> _Problem to solve_
Lines containing the word "matplotlib" are to be located and copied.

******************************

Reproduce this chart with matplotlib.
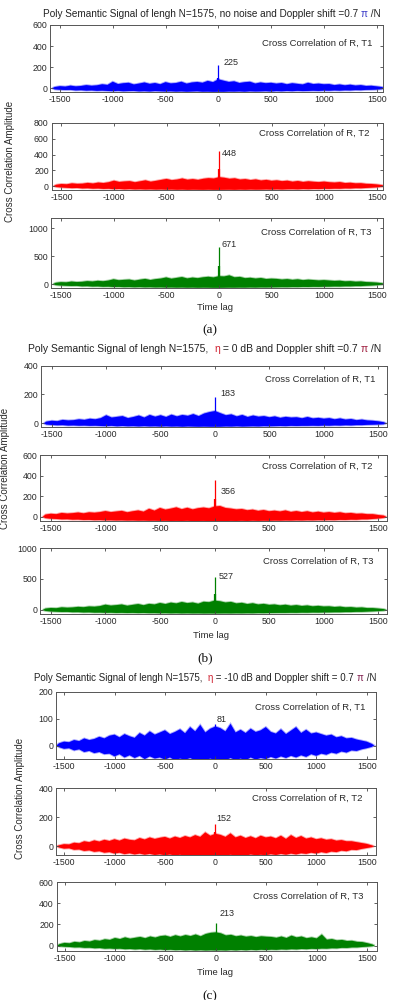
import numpy as np
import matplotlib
matplotlib.use("Agg")
import matplotlib.pyplot as plt

# ---------------- data ----------------
LAG_FIRST, LAG_LAST = -1550, 1550      # envelope samples every 50 lags
LAG_END = 1574                          # signal support is -1574..1574
X_TICKS = [-1500, -1000, -500, 0, 500, 1000, 1500]

A1_UP = [12, 20, 16, 25, 18, 22, 30, 24, 28, 38, 32,
         62, 40, 48, 52, 36, 45, 55, 42, 50, 38,
         58, 46, 50, 62, 44, 55, 60, 52, 70, 58,
         85,
         72, 60, 66, 50, 58, 62, 45, 55, 48, 52,
         44, 50, 38, 48, 42, 36, 52, 40, 44, 38,
         40, 30, 36, 28, 34, 26, 30, 22, 24, 18, 12]
A1_LO = [-10, -14, -16, -15, -20, -18, -22, -20, -24, -22, -25,
         -27, -24, -28, -26, -25, -29, -27, -30, -26, -28,
         -30, -28, -31, -29, -32, -30, -28, -32, -31, -33,
         -32,
         -33, -30, -31, -29, -32, -28, -30, -29, -27, -30,
         -26, -28, -25, -27, -24, -26, -25, -23, -25, -22,
         -23, -20, -22, -19, -20, -17, -18, -15, -14, -12, -8]

A2_UP = [16, 26, 22, 34, 28, 30, 40, 32, 44, 38, 48,
         68, 52, 58, 62, 48, 60, 72, 55, 66, 78,
         90, 75, 82, 96, 80, 88, 78, 92, 100, 95,
         112,
         105, 92, 98, 82, 88, 76, 84, 70, 78, 66,
         72, 62, 68, 55, 64, 52, 60, 54, 50, 56,
         48, 44, 50, 38, 42, 34, 36, 28, 26, 20, 12]
A2_LO = [-12, -18, -22, -26, -24, -30, -28, -33, -31, -36, -34,
         -40, -37, -42, -39, -43, -41, -44, -42, -45, -43,
         -46, -44, -47, -45, -48, -46, -47, -48, -46, -48,
         -48,
         -47, -46, -48, -45, -47, -44, -46, -45, -43, -45,
         -42, -44, -41, -40, -42, -38, -40, -37, -38, -35,
         -36, -33, -34, -30, -31, -27, -28, -24, -20, -16, -10]

A3_UP = [22, 34, 30, 44, 36, 40, 52, 45, 58, 50, 62,
         85, 68, 75, 80, 62, 78, 92, 72, 88, 98,
         118, 95, 110, 125, 100, 115, 105, 120, 130, 118,
         140,
         135, 155, 120, 128, 105, 112, 98, 108, 90, 96,
         92, 80, 88, 75, 84, 70, 78, 72, 64, 70,
         62, 56, 60, 48, 52, 42, 46, 36, 32, 26, 16]
A3_LO = [-18, -26, -30, -34, -32, -40, -38, -44, -42, -48, -46,
         -52, -50, -55, -53, -57, -54, -58, -56, -60, -58,
         -62, -60, -63, -61, -64, -62, -65, -63, -64, -66,
         -66,
         -65, -63, -64, -62, -63, -60, -62, -59, -60, -58,
         -57, -55, -56, -53, -54, -51, -52, -49, -50, -47,
         -46, -43, -44, -40, -40, -36, -36, -30, -26, -20, -12]

B1_UP = [12, 18, 15, 24, 20, 22, 28, 24, 32, 28, 36,
         56, 40, 45, 50, 36, 44, 54, 40, 58, 46,
         56, 44, 60, 48, 58, 52, 64, 50, 68, 78,
         85,
         70, 56, 62, 48, 58, 44, 54, 46, 50, 42,
         48, 38, 45, 40, 42, 35, 44, 34, 38, 32,
         36, 28, 34, 26, 30, 22, 26, 20, 18, 14, 8]
B1_LO = [-8, -11, -13, -12, -15, -14, -16, -15, -17, -16, -18,
         -19, -17, -20, -18, -20, -19, -21, -19, -21, -20,
         -22, -20, -22, -21, -23, -21, -22, -23, -22, -23,
         -23,
         -23, -21, -22, -20, -22, -21, -20, -21, -19, -20,
         -19, -18, -19, -17, -18, -17, -17, -16, -17, -15,
         -16, -14, -15, -13, -14, -12, -12, -10, -9, -8, -6]

B2_UP = [22, 30, 26, 38, 32, 36, 42, 34, 44, 40, 46,
         56, 46, 52, 58, 44, 54, 62, 50, 78, 60,
         86, 70, 80, 92, 74, 88, 72, 84, 90, 82,
         100,
         105, 86, 80, 72, 76, 64, 70, 58, 66, 54,
         60, 52, 62, 48, 56, 46, 54, 42, 50, 40,
         46, 38, 44, 34, 38, 30, 32, 26, 26, 18, 12]
B2_LO = [-12, -18, -20, -24, -23, -27, -26, -30, -29, -32, -31,
         -34, -33, -35, -34, -36, -35, -37, -36, -38, -37,
         -39, -38, -40, -39, -40, -38, -41, -40, -39, -41,
         -41,
         -40, -41, -39, -40, -38, -40, -37, -39, -37, -38,
         -36, -37, -35, -36, -34, -35, -33, -34, -32, -33,
         -31, -32, -29, -30, -27, -28, -24, -24, -20, -16, -10]

B3_UP = [22, 32, 28, 42, 36, 40, 50, 44, 56, 52, 62,
         85, 70, 78, 88, 68, 82, 95, 76, 98, 88,
         112, 95, 118, 105, 128, 110, 120, 100, 132, 125,
         150,
         140, 120, 130, 105, 115, 95, 108, 88, 98, 82,
         88, 74, 84, 68, 78, 64, 72, 58, 66, 55,
         58, 48, 54, 42, 46, 36, 40, 30, 30, 22, 14]
B3_LO = [-15, -24, -28, -32, -31, -36, -35, -40, -38, -43, -42,
         -46, -44, -48, -46, -49, -47, -50, -48, -51, -50,
         -53, -51, -54, -52, -55, -53, -55, -54, -56, -55,
         -56,
         -55, -54, -55, -53, -54, -52, -53, -50, -51, -49,
         -48, -47, -47, -45, -46, -43, -44, -41, -42, -40,
         -39, -37, -37, -34, -34, -30, -30, -26, -22, -18, -12]

C1_UP = [8, 14, 12, 20, 16, 26, 20, 24, 32, 26, 36,
         40, 30, 42, 34, 28, 46, 36, 52, 40, 48,
         56, 42, 50, 60, 45, 68, 52, 76, 48, 62,
         70,
         64, 52, 80, 48, 58, 46, 62, 50, 56, 68,
         50, 44, 60, 42, 55, 68, 46, 58, 44, 48,
         42, 36, 40, 30, 34, 26, 28, 22, 18, 14, 6]
C1_LO = [-6, -12, -10, -18, -14, -24, -20, -28, -24, -32, -30,
         -40, -32, -44, -36, -46, -38, -50, -40, -48, -44,
         -52, -44, -55, -48, -53, -46, -55, -50, -54, -48,
         -55,
         -50, -55, -46, -54, -48, -55, -44, -52, -46, -50,
         -42, -48, -40, -46, -38, -44, -36, -42, -32, -38,
         -30, -34, -26, -30, -22, -26, -18, -20, -14, -10, -5]

C2_UP = [6, 14, 12, 24, 20, 34, 28, 40, 32, 44, 36,
         48, 38, 52, 44, 40, 56, 46, 60, 50, 58,
         64, 52, 66, 56, 70, 60, 76, 64, 95, 72,
         85,
         78, 64, 88, 60, 72, 56, 68, 54, 72, 60,
         66, 54, 72, 50, 76, 56, 70, 52, 60, 48,
         54, 44, 48, 38, 42, 34, 34, 28, 22, 16, 6]
C2_LO = [-8, -16, -14, -24, -22, -32, -28, -38, -34, -44, -40,
         -50, -44, -54, -48, -56, -50, -58, -52, -60, -55,
         -62, -56, -64, -58, -65, -60, -65, -62, -65, -60,
         -65,
         -62, -65, -58, -64, -60, -65, -56, -62, -58, -62,
         -54, -60, -52, -58, -50, -56, -48, -52, -44, -50,
         -40, -46, -36, -40, -30, -34, -24, -26, -18, -12, -6]

C3_UP = [14, 26, 22, 36, 30, 44, 38, 52, 46, 60, 54,
         72, 62, 78, 66, 74, 82, 70, 86, 76, 90,
         95, 82, 98, 86, 100, 90, 105, 88, 110, 121,
         125,
         116, 96, 102, 88, 95, 84, 90, 80, 88, 84,
         82, 74, 86, 72, 94, 78, 86, 70, 78, 68,
         105, 56, 62, 50, 54, 44, 46, 36, 34, 24, 12]
C3_LO = [-6, -10, -12, -16, -15, -20, -19, -24, -22, -28, -26,
         -30, -28, -33, -31, -35, -32, -37, -34, -39, -36,
         -41, -38, -42, -40, -44, -41, -45, -42, -45, -43,
         -45,
         -43, -45, -41, -44, -40, -43, -39, -42, -38, -41,
         -37, -39, -35, -37, -33, -35, -31, -33, -29, -31,
         -27, -28, -24, -25, -20, -21, -16, -16, -12, -9, -5]

# peak at lag 0: main value (labelled) and the neighbouring sample
PEAK_MAIN = [225, 448, 671, 183, 356, 527, 81, 152, 213]
PEAK_SIDE = [100, 220, 320, 75, 175, 260, 50, 95, 120]

SERIES_NAMES = ["Cross Correlation of R, T1", "Cross Correlation of R, T2",
                "Cross Correlation of R, T3"]
Y_TICKS = [[0, 200, 400, 600], [0, 200, 400, 600, 800], [0, 500, 1000],
           [0, 200, 400], [0, 200, 400, 600], [0, 500, 1000],
           [0, 100, 200], [0, 200, 400], [0, 200, 400, 600]]
Y_LIMS = [(-35, 600), (-50, 800), (-70, 1180),
          (-25, 400), (-40, 600), (-65, 1000),
          (-50, 200), (-60, 400), (-50, 600)]
X_LIMS = [(-1595, 1560), (-1595, 1560), (-1595, 1560),
          (-1600, 1580), (-1600, 1580), (-1600, 1580),
          (-1580, 1592), (-1580, 1592), (-1580, 1592)]

UPS = [A1_UP, A2_UP, A3_UP, B1_UP, B2_UP, B3_UP, C1_UP, C2_UP, C3_UP]
LOS = [A1_LO, A2_LO, A3_LO, B1_LO, B2_LO, B3_LO, C1_LO, C2_LO, C3_LO]
COLORS = ["#0000ff", "#ff0000", "#008000"]

TITLES = [
    [("Poly Semantic Signal of lengh N=1575, no noise and Doppler shift =0.7 ", "#222222"),
     ("\u03c0", "#3a3ac8"), (" /N", "#222222")],
    [("Poly Semantic Signal of lengh N=1575,  ", "#222222"), ("\u03b7", "#d02030"),
     (" = 0 dB and Doppler shift =0.7 ", "#222222"), ("\u03c0", "#a02040"), (" /N", "#222222")],
    [("Poly Semantic Signal of lengh N=1575,  ", "#222222"), ("\u03b7", "#d02030"),
     (" = -10 dB and Doppler shift = 0.7 ", "#222222"), ("\u03c0", "#802050"), (" /N", "#222222")],
]
YLABEL = "Cross Correlation Amplitude"
XLABEL = "Time lag"
SUBLABELS = ["(a)", "(b)", "(c)"]

# ---------------- layout (pixels, top-left origin) ----------------
W, H = 393, 1000
AX_BOX = [(50, 25, 383, 92), (51.5, 123, 383, 190), (51, 218, 383, 288),
          (41, 365.5, 387, 427), (40, 455, 387, 521), (40, 548, 387, 614),
          (56, 691.5, 376, 759), (56, 788, 376, 855), (56.5, 882, 376.5, 951)]
NAME_POS = [(0.967, 0.73), (0.958, 0.85), (0.964, 0.80),
            (0.965, 0.778), (0.958, 0.823), (0.961, 0.793),
            (0.966, 0.762), (0.959, 0.846), (0.96, 0.797)]
PEAK_LABEL_POS = [(45, 244), (30, 415), (30, 702), (45, 209), (55, 247), (40, 537),
                  (10, 95), (10, 193), (40, 302)]
TITLE_POS = [(211.5, 14, 343), (204.5, 349, 357), (205, 678, 348)]
XLABEL_POS = [(215, 308), (211, 635), (215, 972.5)]
YLABEL_POS = [(10, 161), (5, 468), (20, 798)]
SUB_POS = [(210, 330), (205, 658), (210, 996)]

FONT = ["Liberation Sans", "DejaVu Sans"]
TXT = "#2a2a2a"

plt.rcParams["font.family"] = FONT
fig = plt.figure(figsize=(W / 100, H / 100), dpi=100)
fig.patch.set_facecolor("white")

for i in range(9):
    x0, y0, x1, y1 = AX_BOX[i]
    ax = fig.add_axes([x0 / W, 1 - y1 / H, (x1 - x0) / W, (y1 - y0) / H])
    col = COLORS[i % 3]
    up = np.asarray(UPS[i], float)
    lo = np.asarray(LOS[i], float)
    lag_up = np.linspace(LAG_FIRST, LAG_LAST, len(up))
    lag_lo = np.linspace(LAG_FIRST, LAG_LAST, len(lo))
    px = np.concatenate([[-LAG_END], lag_up, [LAG_END], lag_lo[::-1]])
    py = np.concatenate([[0], up, [0], lo[::-1]])
    ax.fill(px, py, color=col, alpha=0.35, lw=1.4, ec=col)
    ax.fill(px, py, color=col, lw=0)
    ax.vlines(0, 0, PEAK_SIDE[i], color=col, lw=1.6)
    ax.vlines(0, 0, PEAK_MAIN[i], color=col, lw=0.9)
    lx, ly = PEAK_LABEL_POS[i]
    ax.text(lx, ly, str(PEAK_MAIN[i]), ha="left", va="center", fontsize=6.5, color=TXT)
    nx, ny = NAME_POS[i]
    ax.text(nx, ny, SERIES_NAMES[i % 3], transform=ax.transAxes, ha="right", va="center",
            fontsize=6.8, color=TXT)
    ax.set_xlim(*X_LIMS[i])
    ax.set_ylim(*Y_LIMS[i])
    ax.set_xticks(X_TICKS)
    ax.set_yticks(Y_TICKS[i])
    ax.set_xticklabels([str(v) for v in X_TICKS])
    ax.set_yticklabels([str(v) for v in Y_TICKS[i]])
    ax.tick_params(direction="in", length=2.5, width=0.6, top=True, right=True,
                   labelsize=6.3, labelcolor=TXT, color="#444444", pad=2)
    for sp in ax.spines.values():
        sp.set_linewidth(0.7)
        sp.set_color("#555555")

renderer = fig.canvas.get_renderer()


def text_width(s, size):
    t = fig.text(0, 0, s + "|", fontsize=size)
    w1 = t.get_window_extent(renderer).width
    t.remove()
    t = fig.text(0, 0, "|", fontsize=size)
    w2 = t.get_window_extent(renderer).width
    t.remove()
    return w1 - w2


for k in range(3):
    cx, cy, target = TITLE_POS[k]
    pieces = TITLES[k]
    base = 6.0
    total = sum(text_width(s, base) for s, _ in pieces)
    size = base * target / total
    widths = [text_width(s, size) for s, _ in pieces]
    x = cx - sum(widths) / 2
    for (s, c), w in zip(pieces, widths):
        fig.text(x / W, 1 - cy / H, s, fontsize=size, color=c, ha="left", va="center")
        x += w
    xx, xy = XLABEL_POS[k]
    fig.text(xx / W, 1 - xy / H, XLABEL, fontsize=6.8, color=TXT, ha="center", va="center")
    yx, yy = YLABEL_POS[k]
    fig.text(yx / W, 1 - yy / H, YLABEL, fontsize=7, color=TXT, ha="center", va="center",
             rotation=90)
    sx, sy = SUB_POS[k]
    fig.text(sx / W, 1 - sy / H, SUBLABELS[k], fontsize=9.5, color="#111111", ha="center",
             va="center", family=["Liberation Serif", "DejaVu Serif"])

fig.savefig("out.png", dpi=100, facecolor="white")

******************************

> _Answer to the task_
Reproduce this chart with matplotlib.
import matplotlib
matplotlib.use("Agg")
import matplotlib.pyplot as plt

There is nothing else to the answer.